Advanced Probabilistic Entity Deduplication in Large-Scale Organizational Database Using PySpark

Company Name: H1 Insight Inc
Duration: Oct 2023 - March 2024

Introduction

  • Project Overview: Directed a large-scale database deduplication project, leveraging advanced probabilistic models and entity matching techniques to enhance data integrity in an organizational database with over 1 million records.
  • Role: Data Scientist - Entity Matching Engineer

Objectives

  • Develop and implement a sophisticated probabilistic entity deduplication system tailored for a large-scale organizational database.
  • Significantly reduce duplication errors and enhance the database’s accuracy and reliability.
  • Streamline the integration of new data entries to maintain continuous data integrity and quality.

Challenges

  • Implementing advanced probabilistic models, such as the Fellegi-Sunter model combined with the Expectation Maximization algorithm, in a scalable deduplication process.
  • Managing over 1 million records with continuous new data entries while maintaining data integrity.
  • Researching and applying the latest techniques to address challenges in the deduplication process.

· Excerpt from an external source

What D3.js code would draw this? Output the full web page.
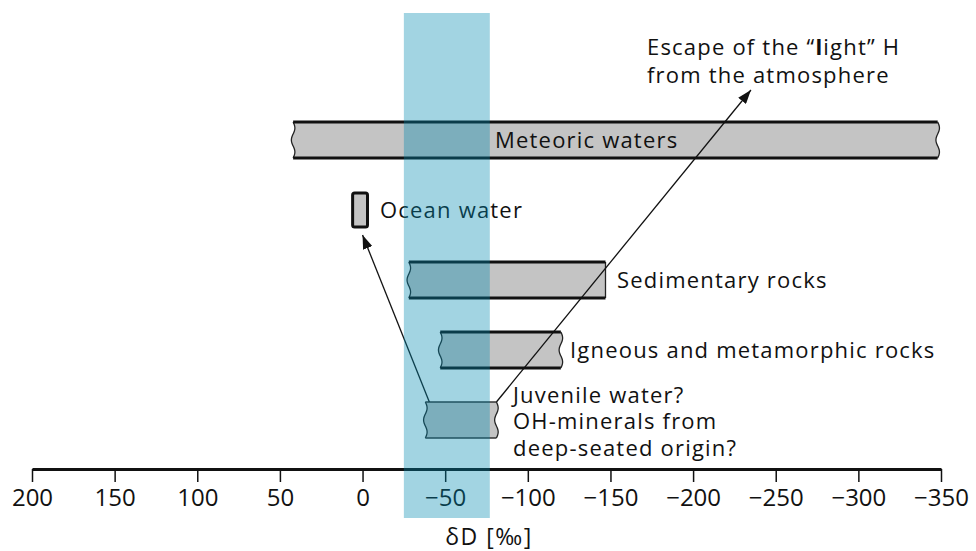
<!DOCTYPE html>
<html><head><meta charset="utf-8">
<script src="https://cdn.jsdelivr.net/npm/d3@7"></script>
<style>
body{margin:0;background:#fff;}
svg{display:block;font-family:"Open Sans",sans-serif;}
</style></head>
<body><svg id="c" width="976" height="551"></svg>
<script>
// ---- data ----
const categories = ["Meteoric waters","Ocean water","Sedimentary rocks","Igneous and metamorphic rocks","Juvenile water?"];
const highValues = [42, 6, -28, -47, -38];     // left end (δD ‰)
const lowValues  = [-348, -3, -147, -120, -81]; // right end (δD ‰)
const leftWavy   = [true, false, true, true, true];
const rightWavy  = [true, false, false, true, true];
const tickValues = [200,150,100,50,0,-50,-100,-150,-200,-250,-300,-350];
const bandRange  = [-25, -77];  // highlighted band
const juvenileExtra = ["OH-minerals from","deep-seated origin?"];
const escapeLabel = ["Escape of the “light” H","from the atmosphere"];
const escapeTipValue = -235;

const svg = d3.select("#c");
const x = d3.scaleLinear().domain([200,-350]).range([32,941]);
const y = d3.scalePoint().domain(categories).range([140,420]);
const barH = 36;
const fmt = d => d < 0 ? "\u2212" + Math.abs(d) : String(d);

function wave(x0, y0, y1, amp){
  const pts=[]; const n=24;
  for(let i=0;i<=n;i++){const t=i/n; pts.push([x0+amp*Math.sin(t*Math.PI*3), y0+(y1-y0)*t]);}
  return pts;
}
const lineGen = d3.line().curve(d3.curveBasis);

const bars = svg.append("g");
categories.forEach((c,i)=>{
  const xl = x(highValues[i]), xr = x(lowValues[i]);
  const yc = y(c), y0 = yc-barH/2, y1 = yc+barH/2;
  if(c==="Ocean water"){
    bars.append("rect").attr("x",xl).attr("y",y0+1).attr("width",xr-xl).attr("height",barH-2)
      .attr("rx",2).attr("fill","#c4c4c4").attr("stroke","#111").attr("stroke-width",3);
    return;
  }
  const thin = c==="Juvenile water?";
  const leftPts = leftWavy[i] ? wave(xl,y1,y0,1.8) : [[xl,y1],[xl,y0]];
  const rightPts = rightWavy[i] ? wave(xr,y0,y1,1.8) : [[xr,y0],[xr,y1]];
  const poly = [...rightPts, ...leftPts];
  const lp = d3.line().curve(d3.curveLinear);
  bars.append("path").attr("d", lp(poly)+"Z").attr("fill","#c4c4c4").attr("stroke","none");
  bars.append("path").attr("d", lineGen(rightPts)).attr("fill","none").attr("stroke","#222").attr("stroke-width",1.3);
  bars.append("path").attr("d", lineGen(leftPts)).attr("fill","none").attr("stroke","#222").attr("stroke-width",1.3);
  bars.append("line").attr("x1",xl).attr("x2",xr).attr("y1",y0).attr("y2",y0)
    .attr("stroke",thin?"#333":"#111").attr("stroke-width",thin?1.5:3);
  bars.append("line").attr("x1",xl).attr("x2",xr).attr("y1",y1).attr("y2",y1)
    .attr("stroke",thin?"#333":"#111").attr("stroke-width",thin?1.5:3);
});

// axis
const axis = d3.axisBottom(x).tickValues(tickValues).tickFormat(fmt).tickSize(13).tickSizeOuter(0).tickPadding(7);
const ag = svg.append("g").attr("transform","translate(0,469)").call(axis);
ag.select(".domain").attr("stroke","#111").attr("stroke-width",3);
ag.selectAll(".tick line").attr("stroke","#111").attr("stroke-width",1.5);
ag.selectAll(".tick text").attr("font-size",24).attr("fill","#111").attr("font-family","Open Sans");
svg.append("text").attr("x",489).attr("y",545).attr("text-anchor","middle").attr("font-size",23)
  .attr("letter-spacing",1.5).attr("fill","#111").text("δD [‰]");

// arrows
const defs = svg.append("defs");
defs.append("marker").attr("id","ah").attr("viewBox","0 0 14 10").attr("refX",14).attr("refY",5)
  .attr("markerWidth",14).attr("markerHeight",10).attr("markerUnits","userSpaceOnUse").attr("orient","auto")
  .append("path").attr("d","M0,0L14,5L0,10Z").attr("fill","#111");
const juvY = y("Juvenile water?") - barH/2;
const oceanBottom = y("Ocean water") + barH/2;
svg.append("line").attr("x1",x(-38)+4).attr("y1",juvY).attr("x2",x(0)).attr("y2",oceanBottom+7)
  .attr("stroke","#111").attr("stroke-width",1.3).attr("marker-end","url(#ah)");
svg.append("line").attr("x1",x(-81)).attr("y1",juvY).attr("x2",x(escapeTipValue)).attr("y2",90)
  .attr("stroke","#111").attr("stroke-width",1.3).attr("marker-end","url(#ah)");

// labels
const lab = svg.append("g").attr("font-size",22).attr("fill","#111").attr("letter-spacing",1.2);
lab.append("text").attr("x",495).attr("y",y("Meteoric waters")+8).text("Meteoric waters");
lab.append("text").attr("x",380).attr("y",y("Ocean water")+8).text("Ocean water");
lab.append("text").attr("x",617).attr("y",y("Sedimentary rocks")+8).text("Sedimentary rocks");
lab.append("text").attr("x",570).attr("y",y("Igneous and metamorphic rocks")+8).text("Igneous and metamorphic rocks");
const jt = lab.append("text").attr("x",513).attr("y",403);
[categories[4], ...juvenileExtra].forEach((t,i)=>
  jt.append("tspan").attr("x",513).attr("dy", i===0 ? 0 : 26.3).text(t));
const et = lab.append("text").attr("x",647).attr("y",55);
et.append("tspan").text("Escape of the “");
et.append("tspan").attr("font-weight","bold").text("l");
et.append("tspan").text("ight” H");
et.append("tspan").attr("x",647).attr("dy",28).text(escapeLabel[1]);

// highlighted band on top
svg.append("rect").attr("x",x(bandRange[0])).attr("width",x(bandRange[1])-x(bandRange[0]))
  .attr("y",13).attr("height",505).attr("fill","rgb(0,137,175)").attr("fill-opacity",0.365);
</script></body></html>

Approach and Implementation

  • Methodology: Led the research and development of the deduplication system using PySpark, applying technical and academic knowledge to ensure a scalable approach to entity matching.
  • Technologies and Tools: PySpark, Fellegi-Sunter model, Expectation Maximization algorithm.
  • Implementation Details: Developed and optimized PySpark scripts for large-scale data processing, addressing complex data variations and inconsistencies with advanced techniques.

Results and Impact

  • Successfully reduced duplication errors by approximately 40%, enhancing the database’s accuracy and reliability.
  • Achieved a 30% increase in operational efficiency related to data management through streamlined data integration.
  • Reduced manual data review efforts by 50%, thanks to the automated and accurate identification of duplicate entries.
  • Played a crucial role in enhancing the organization’s data-driven decision-making process, establishing a new benchmark in large-scale data deduplication.

Lessons Learned

  • The application of advanced probabilistic models and entity matching techniques can significantly improve data integrity and operational efficiency in large-scale databases.
  • Continuous research and adaptation of the latest deduplication techniques are essential for maintaining data quality and integrity.